BRUSSELS, Belgium — Youths set cars aflame and threw stones at police and emergency services for the third consecutive night in the poor suburbs of Stockholm, one of Europe's wealthiest capitals.
Rioters Tuesday night attacked a police station in Jakobsberg, damaged two schools and set on fire an arts and crafts center, in spite of Prime Minister Fredrik Reinfeldt's call for people to "pitch in to restore calm."
It's believed the riots are linked to the death of a local man, shot dead by police on May 13 after reportedly threatening them with a machete. Since then riots or related incidents have been reported in nine suburbs, especially Hubsy, home to about 12,000 people.
"We've had two nights with great unrest, damage, and an intimidating atmosphere in Husby and there is a risk it will continue, said Reinfeldt on Tuesday.
"We have groups of young men who think that they can and should change society with violence," he added. "Let's be clear: this is not OK. We cannot be ruled by violence."
Officers dispatched to Husby have been accused of using racist language against residents, calling them "monkeys," "rats" and "niggers" on Sunday night, when at least 100 cars were torched.
"I can understand the police officers were stressed, but this language is unacceptable, and unfortunately nothing new," Rami al-Khamisi, founder of the Megafonen youth organization, told The Local.
The riots have come as a shock for Sweden which was long seen as a model for many in Europe both for its social welfare system and for the successful integration of migrants — though not everyone has shared in Sweden's success. Unemployment for native born citizens is at 6 percent, compared to those born outside, which is at 16 percent.
While other European nations have sought to shut their doors to migrants, Sweden has seen immigration as a opportunity to bolster the work force as a counterweight to the country's ageing population.

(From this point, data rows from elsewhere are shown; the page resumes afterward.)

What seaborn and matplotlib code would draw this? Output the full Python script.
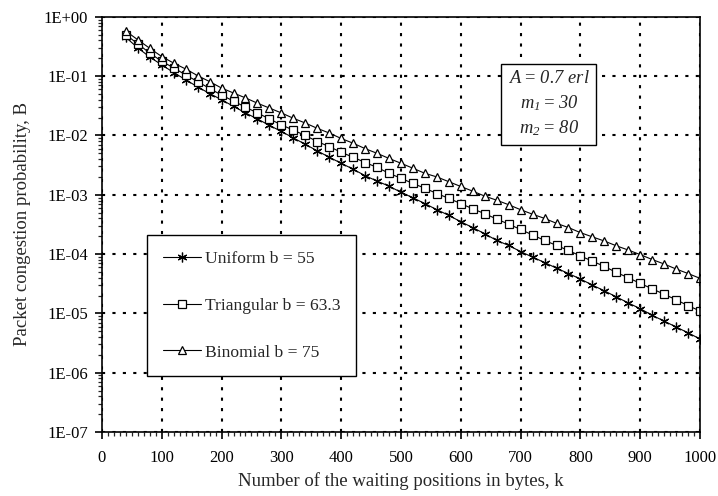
import matplotlib
matplotlib.use("Agg")
import matplotlib.pyplot as plt
from matplotlib.ticker import FuncFormatter, MultipleLocator, LogLocator, NullFormatter
import numpy as np
import seaborn as sns

# waiting positions (bytes)
k_values = list(range(40, 1001, 20))

uniform_b55 = [
    4.5e-1, 3.0e-1, 2.1e-1, 1.55e-1,
    1.15e-1, 8.7e-2, 6.6e-2, 5.1e-2, 4.0e-2,
    3.1e-2, 2.4e-2, 1.9e-2, 1.48e-2, 1.17e-2,
    9.1e-3, 7.1e-3, 5.5e-3, 4.3e-3, 3.4e-3,
    2.7e-3, 2.1e-3, 1.7e-3, 1.4e-3, 1.1e-3,
    8.9e-4, 7.1e-4, 5.6e-4, 4.5e-4, 3.5e-4,
    2.8e-4, 2.2e-4, 1.7e-4, 1.4e-4, 1.1e-4,
    8.9e-5, 7.2e-5, 5.8e-5, 4.7e-5, 3.8e-5,
    3.0e-5, 2.4e-5, 1.9e-5, 1.5e-5, 1.2e-5,
    9.3e-6, 7.4e-6, 5.9e-6, 4.7e-6, 3.7e-6,
]

triangular_b633 = [
    5.0e-1, 3.5e-1, 2.45e-1, 1.78e-1,
    1.38e-1, 1.05e-1, 8.1e-2, 6.2e-2, 4.8e-2,
    3.8e-2, 3.0e-2, 2.4e-2, 1.9e-2, 1.51e-2,
    1.23e-2, 1.0e-2, 7.9e-3, 6.5e-3, 5.2e-3,
    4.3e-3, 3.5e-3, 2.9e-3, 2.3e-3, 1.9e-3,
    1.55e-3, 1.29e-3, 1.05e-3, 8.7e-4, 7.1e-4,
    5.8e-4, 4.8e-4, 3.9e-4, 3.2e-4, 2.6e-4,
    2.1e-4, 1.7e-4, 1.4e-4, 1.15e-4, 9.3e-5,
    7.6e-5, 6.2e-5, 4.9e-5, 4.0e-5, 3.2e-5,
    2.6e-5, 2.1e-5, 1.7e-5, 1.35e-5, 1.1e-5,
]

binomial_b75 = [
    5.75e-1, 4.1e-1, 2.95e-1, 2.14e-1,
    1.66e-1, 1.32e-1, 1.02e-1, 8.1e-2, 6.3e-2,
    5.2e-2, 4.3e-2, 3.5e-2, 2.9e-2, 2.4e-2,
    1.95e-2, 1.62e-2, 1.32e-2, 1.1e-2, 8.9e-3,
    7.4e-3, 6.0e-3, 5.0e-3, 4.1e-3, 3.4e-3,
    2.8e-3, 2.3e-3, 2.0e-3, 1.66e-3, 1.38e-3,
    1.15e-3, 9.5e-4, 8.1e-4, 6.8e-4, 5.6e-4,
    4.7e-4, 4.0e-4, 3.3e-4, 2.8e-4, 2.3e-4,
    1.95e-4, 1.66e-4, 1.38e-4, 1.17e-4, 9.8e-5,
    8.1e-5, 6.8e-5, 5.6e-5, 4.7e-5, 3.9e-5,
]

series_labels = ["Uniform b = 55", "Triangular b = 63.3", "Binomial b = 75"]

sns.set_style("ticks")
plt.rcParams["font.family"] = ["Liberation Serif", "DejaVu Serif"]
plt.rcParams["mathtext.fontset"] = "custom"
plt.rcParams["mathtext.it"] = "Liberation Serif:italic"
plt.rcParams["mathtext.rm"] = "Liberation Serif:italic"

fig = plt.figure(figsize=(7.18, 4.96), dpi=100)
ax = fig.add_axes([0.142, 0.129, 0.833, 0.837])

line_kw = dict(color="black", linewidth=0.8, markeredgecolor="black",
               markeredgewidth=0.9)
sns.lineplot(x=k_values, y=uniform_b55, ax=ax, marker=(6, 2, 0), markersize=7,
             label=series_labels[0], **line_kw)
sns.lineplot(x=k_values, y=triangular_b633, ax=ax, marker="s", markersize=6,
             markerfacecolor="white", label=series_labels[1], **line_kw)
sns.lineplot(x=k_values, y=binomial_b75, ax=ax, marker="^", markersize=6,
             markerfacecolor="white", label=series_labels[2], **line_kw)

ax.set_yscale("log")
ax.set_xlim(0, 1000)
ax.set_ylim(1e-7, 1)
ax.xaxis.set_major_locator(MultipleLocator(100))
ax.xaxis.set_minor_locator(MultipleLocator(10))
ax.yaxis.set_major_locator(LogLocator(base=10, numticks=10))
ax.yaxis.set_minor_locator(LogLocator(base=10, subs=np.arange(2, 10), numticks=10))
ax.yaxis.set_minor_formatter(NullFormatter())
ax.yaxis.set_major_formatter(FuncFormatter(lambda v, p: f"1E{int(round(np.log10(v))):+03d}"))

ax.grid(True, which="major", color="black", linestyle=(0, (1.5, 3.5)), linewidth=1.5)
for s in ax.spines.values():
    s.set_linewidth(1.2)
    s.set_color("black")
ax.tick_params(which="major", direction="out", length=5, width=1.2,
               labelsize=12, colors="black")
ax.tick_params(axis="x", which="major", pad=8)
ax.tick_params(axis="y", which="major", pad=5)
ax.tick_params(which="minor", direction="out", length=3, width=0.9)

ax.set_xlabel("Number of the waiting positions in bytes, k", fontsize=13.5, labelpad=4)
ax.set_ylabel("Packet congestion probability, B", fontsize=13.5, labelpad=9)

leg = ax.legend(loc="upper left", bbox_to_anchor=(0.075, 0.475), fontsize=12.6,
                frameon=True, fancybox=False, edgecolor="black",
                labelspacing=1.75, handlelength=2.2, handletextpad=0.2,
                borderpad=0.9, borderaxespad=0, framealpha=1)
leg.get_frame().set_linewidth(1.0)

ax.text(0.747, 0.79, "$A$ = $0.7$ $erl$\n$m_1 = 30$\n$m_2$ = $80$",
        transform=ax.transAxes, ha="center", va="center", fontsize=13.3,
        linespacing=1.4,
        bbox=dict(boxstyle="square,pad=0.35", facecolor="white",
                  edgecolor="black", linewidth=1.0))

plt.savefig("out.png", dpi=100)
plt.close()
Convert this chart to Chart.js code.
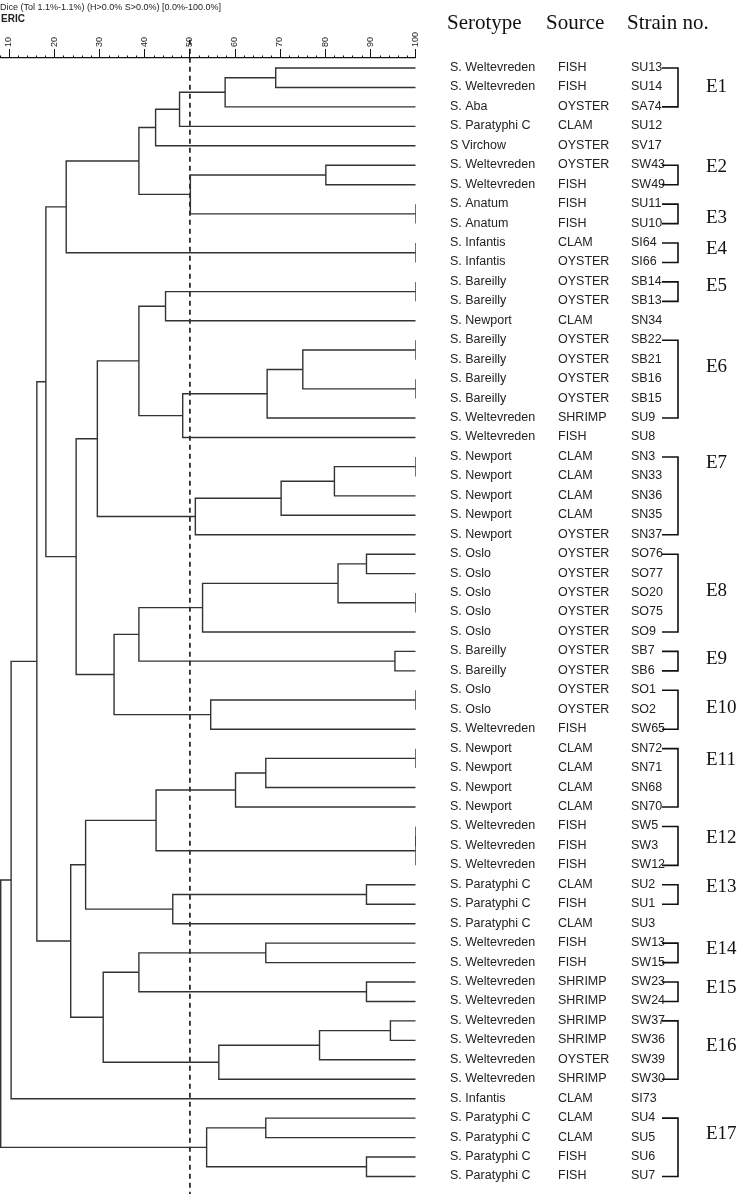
<!DOCTYPE html>
<html>
<head>
<meta charset="utf-8">
<title>ERIC dendrogram</title>
<script src="https://cdn.jsdelivr.net/npm/chart.js@4.4.0/dist/chart.umd.min.js"></script>
<style>
  html, body { margin: 0; padding: 0; background: #fff; }
  #wrap { width: 748px; height: 1195px; }
</style>
</head>
<body>
<div id="wrap"><canvas id="dendro" width="748" height="1195"></canvas></div>
<script>
// Strains, top to bottom (row index = position in these arrays)
const serotypes = [
    'S. Weltevreden', 'S. Weltevreden', 'S. Aba', 'S. Paratyphi C', 'S Virchow',
    'S. Weltevreden', 'S. Weltevreden', 'S. Anatum', 'S. Anatum', 'S. Infantis',
    'S. Infantis', 'S. Bareilly', 'S. Bareilly', 'S. Newport', 'S. Bareilly',
    'S. Bareilly', 'S. Bareilly', 'S. Bareilly', 'S. Weltevreden', 'S. Weltevreden',
    'S. Newport', 'S. Newport', 'S. Newport', 'S. Newport', 'S. Newport',
    'S. Oslo', 'S. Oslo', 'S. Oslo', 'S. Oslo', 'S. Oslo',
    'S. Bareilly', 'S. Bareilly', 'S. Oslo', 'S. Oslo', 'S. Weltevreden',
    'S. Newport', 'S. Newport', 'S. Newport', 'S. Newport', 'S. Weltevreden',
    'S. Weltevreden', 'S. Weltevreden', 'S. Paratyphi C', 'S. Paratyphi C', 'S. Paratyphi C',
    'S. Weltevreden', 'S. Weltevreden', 'S. Weltevreden', 'S. Weltevreden', 'S. Weltevreden',
    'S. Weltevreden', 'S. Weltevreden', 'S. Weltevreden', 'S. Infantis', 'S. Paratyphi C',
    'S. Paratyphi C', 'S. Paratyphi C', 'S. Paratyphi C'
];
const sources = [
    'FISH', 'FISH', 'OYSTER', 'CLAM', 'OYSTER',
    'OYSTER', 'FISH', 'FISH', 'FISH', 'CLAM',
    'OYSTER', 'OYSTER', 'OYSTER', 'CLAM', 'OYSTER',
    'OYSTER', 'OYSTER', 'OYSTER', 'SHRIMP', 'FISH',
    'CLAM', 'CLAM', 'CLAM', 'CLAM', 'OYSTER',
    'OYSTER', 'OYSTER', 'OYSTER', 'OYSTER', 'OYSTER',
    'OYSTER', 'OYSTER', 'OYSTER', 'OYSTER', 'FISH',
    'CLAM', 'CLAM', 'CLAM', 'CLAM', 'FISH',
    'FISH', 'FISH', 'CLAM', 'FISH', 'CLAM',
    'FISH', 'FISH', 'SHRIMP', 'SHRIMP', 'SHRIMP',
    'SHRIMP', 'OYSTER', 'SHRIMP', 'CLAM', 'CLAM',
    'CLAM', 'FISH', 'FISH'
];
const strains = [
    'SU13', 'SU14', 'SA74', 'SU12', 'SV17', 'SW43', 'SW49', 'SU11', 'SU10', 'SI64',
    'SI66', 'SB14', 'SB13', 'SN34', 'SB22', 'SB21', 'SB16', 'SB15', 'SU9', 'SU8',
    'SN3', 'SN33', 'SN36', 'SN35', 'SN37', 'SO76', 'SO77', 'SO20', 'SO75', 'SO9',
    'SB7', 'SB6', 'SO1', 'SO2', 'SW65', 'SN72', 'SN71', 'SN68', 'SN70', 'SW5',
    'SW3', 'SW12', 'SU2', 'SU1', 'SU3', 'SW13', 'SW15', 'SW23', 'SW24', 'SW37',
    'SW36', 'SW39', 'SW30', 'SI73', 'SU4', 'SU5', 'SU6', 'SU7'
];

// ERIC groups: [name, first row, last row, row where the label sits]
const ericGroups = [
    ['E1', 0, 2, 1], ['E2', 5, 6, 5.1], ['E3', 7, 8, 7.7], ['E4', 9, 10, 9.3],
    ['E5', 11, 12, 11.2], ['E6', 14, 18, 15.4], ['E7', 20, 24, 20.3], ['E8', 25, 29, 26.9],
    ['E9', 30, 31, 30.4], ['E10', 32, 34, 32.9], ['E11', 35, 38, 35.6], ['E12', 39, 41, 39.6],
    ['E13', 42, 43, 42.1], ['E14', 45, 46, 45.3], ['E15', 47, 48, 47.3], ['E16', 49, 52, 50.3],
    ['E17', 54, 57, 54.8]
];

// Dice similarity (%) of each merge: a leaf is a row index, a node is [a, b, similarity]
const branchE1toE4 = [[[[[0, 1, 69.0], 2, 57.8], 3, 47.7], 4, 42.4], [[5, 6, 80.1], [7, 8, 100], 50.1], 38.7];
const branchInfantis = [branchE1toE4, [9, 10, 100], 22.6];
const branchBareilly = [[[11, 12, 100], 13, 44.6], [[[[14, 15, 100], [16, 17, 100], 75.0], 18, 67.1], 19, 48.4], 38.7];
const branchNewport = [[[[20, 21, 100], 22, 82.0], 23, 70.2], 24, 51.2];
const branchOslo = [[[[[25, 26, 89.1], [27, 28, 100], 82.8], 29, 52.8], [30, 31, 95.4], 38.7], [[32, 33, 100], 34, 54.6], 33.2];
const branchMiddle = [[branchBareilly, branchNewport, 29.5], branchOslo, 24.8];
const branchE11toE13 = [[[[[35, 36, 100], 37, 66.8], 38, 60.1], [[39, 40, 100], 41, 100], 42.5], [[42, 43, 89.1], 44, 46.2], 26.9];
const branchE14toE16 = [[[45, 46, 66.8], [47, 48, 89.1], 38.7], [[[49, 50, 94.4], 51, 78.7], 52, 56.4], 30.8];
const branchParatyphi = [[54, 55, 66.8], [56, 57, 89.1], 53.7];
const tree = [[[[branchInfantis, branchMiddle, 18.1], [branchE11toE13, branchE14toE16, 23.6], 16.1], 53, 10.4], branchParatyphi, 8.1];

const cutoff = 50;
const axisTicks = [8, 10, 12, 14, 16, 18, 20, 22, 24, 26, 28, 30, 32, 34, 36, 38, 40, 42, 44, 46, 48, 50,
    52, 54, 56, 58, 60, 62, 64, 66, 68, 70, 72, 74, 76, 78, 80, 82, 84, 86, 88, 90, 92, 94, 96, 98, 100];

// Walk the tree and turn every merge into a bracket-shaped line
const segments = [];
function place(node) {
    if (typeof node === 'number') return { row: node, sim: 100 };
    const a = place(node[0]);
    const b = place(node[1]);
    const sim = node[2];
    segments.push([
        { x: a.sim, y: a.row }, { x: sim, y: a.row },
        { x: sim, y: b.row }, { x: b.sim, y: b.row }
    ]);
    return { row: (a.row + b.row) / 2, sim: sim };
}
place(tree);

const datasets = segments.map(data => ({
    data: data,
    showLine: true,
    borderColor: '#333',
    borderWidth: 1.4,
    pointRadius: 0,
    tension: 0,
    fill: false
}));
datasets.push({
    data: [{ x: cutoff, y: -1.45 }, { x: cutoff, y: 57.9 }],
    showLine: true,
    borderColor: '#111',
    borderWidth: 1.6,
    borderDash: [5, 4],
    pointRadius: 0,
    clip: false
});

const sans = '"Liberation Sans", Arial, sans-serif';
const serif = '"Liberation Serif", "Times New Roman", serif';

// Labels, headers and ERIC brackets drawn next to the tree
const sidePanel = {
    id: 'sidePanel',
    afterDraw(chart) {
        const ctx = chart.ctx;
        const x = chart.scales.x;
        const y = chart.scales.y;
        ctx.save();

        // minor ticks along the top axis
        ctx.strokeStyle = '#111';
        ctx.lineWidth = 1;
        axisTicks.forEach(v => {
            if (v % 10 === 0) return;
            const px = Math.round(x.getPixelForValue(v)) + 0.5;
            ctx.beginPath();
            ctx.moveTo(px, chart.chartArea.top - 2.5);
            ctx.lineTo(px, chart.chartArea.top);
            ctx.stroke();
        });

        ctx.fillStyle = '#222';
        ctx.textBaseline = 'alphabetic';
        ctx.font = '9px ' + sans;
        ctx.fillText('Dice (Tol 1.1%-1.1%) (H>0.0% S>0.0%) [0.0%-100.0%]', 0, 10);
        ctx.font = 'bold 10px ' + sans;
        ctx.fillText('ERIC', 1, 22);

        ctx.fillStyle = '#111';
        ctx.font = '21px ' + serif;
        ctx.fillText('Serotype', 447, 29);
        ctx.fillText('Source', 546, 29);
        ctx.fillText('Strain no.', 627, 29);

        ctx.fillStyle = '#222';
        ctx.font = '12.5px ' + sans;
        ctx.textBaseline = 'middle';
        strains.forEach((s, i) => {
            const py = y.getPixelForValue(i) - 0.5;
            ctx.fillText(serotypes[i], 450, py);
            ctx.fillText(sources[i], 558, py);
            ctx.fillText(s, 631, py);
        });

        ctx.strokeStyle = '#111';
        ctx.lineWidth = 1.6;
        ctx.fillStyle = '#111';
        ctx.font = '19px ' + serif;
        ericGroups.forEach(([name, first, last, labelRow]) => {
            const y0 = y.getPixelForValue(first);
            const y1 = y.getPixelForValue(last);
            ctx.beginPath();
            ctx.moveTo(662, y0);
            ctx.lineTo(678, y0);
            ctx.lineTo(678, y1);
            ctx.lineTo(662, y1);
            ctx.stroke();
            ctx.fillText(name, 706, y.getPixelForValue(labelRow));
        });
        ctx.restore();
    }
};

new Chart(document.getElementById('dendro'), {
    type: 'scatter',
    data: { datasets: datasets },
    options: {
        responsive: false,
        animation: false,
        devicePixelRatio: 1,
        layout: { padding: { left: 0, right: 332.3, top: 0, bottom: 1 } },
        scales: {
            x: {
                type: 'linear',
                position: 'top',
                min: 7.94,
                max: 100,
                afterBuildTicks: scale => {
                    scale.ticks = axisTicks.map(v => ({ value: v }));
                },
                afterFit: scale => {
                    scale.height = 58;
                    scale.paddingLeft = 0;
                    scale.paddingRight = 0;
                },
                ticks: {
                    autoSkip: false,
                    maxRotation: 90,
                    minRotation: 90,
                    padding: 2,
                    labelOffset: 10.5,
                    color: '#222',
                    font: { family: sans, size: 9 },
                    callback: v => (v % 10 === 0 ? String(v) : '')
                },
                grid: {
                    drawOnChartArea: false,
                    tickLength: 9,
                    tickColor: ctx => (ctx.tick && ctx.tick.value % 10 === 0 ? '#111' : 'rgba(0,0,0,0)')
                },
                border: { display: true, color: '#111', width: 1.2 }
            },
            y: {
                type: 'linear',
                display: false,
                reverse: true,
                min: -0.514,
                max: 57.9
            }
        },
        plugins: {
            legend: { display: false },
            tooltip: { enabled: false }
        }
    },
    plugins: [sidePanel]
});
</script>
</body>
</html>
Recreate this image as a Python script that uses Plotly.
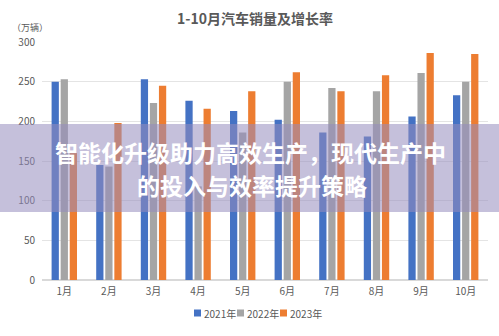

"It is my firm belief that legal and orderly migration can contribute to development for the individual as well as for communities, countries of origin and countries of destination," Tobias Billström, Sweden's minister of migration, said in a speech last month.
However recent years have seen growing support for an anti-immigration party, the Sweden Democrats, which has been swift to seize on the rioting as a sign that the center-right government's integration policies are not working.
"We now have a situation where you can not maintain order in neighborhoods in the nation's capital," said party secretary Bjorn Soder, in a statement. "This is a problem whose causes can only be traced in a deeply divided society as a result of an irresponsible policy."
Parties on the left also blamed the rioting on government policy, saying the erosion of Sweden's famed social welfare model over six years of rule by the center-right Moderate Party has led to a build up of social unrest in underprivileged districts.
"What has Husby received in recent years?" asked Ann-Margrethe Livh, of the Left Party, in a references to the Stockholm suburb where the riots began. "Cuts, reduced future opportunities, segregation and stigmatization."
Welfare benefits have slowly eroded since the 1990s, and Sweden has the fastest growth in inequality compared to other advanced Organization for Economic Co-operation and Development (OECD) economies. Sweden also suffers, like other European nations, long-term youth unemployment, especially in immigrant-populated areas.
About 14 percent of Sweden's population is foreign born. Migrants from neighboring Finland are the biggest group, followed by Iraqis, Bosnians and Iranians.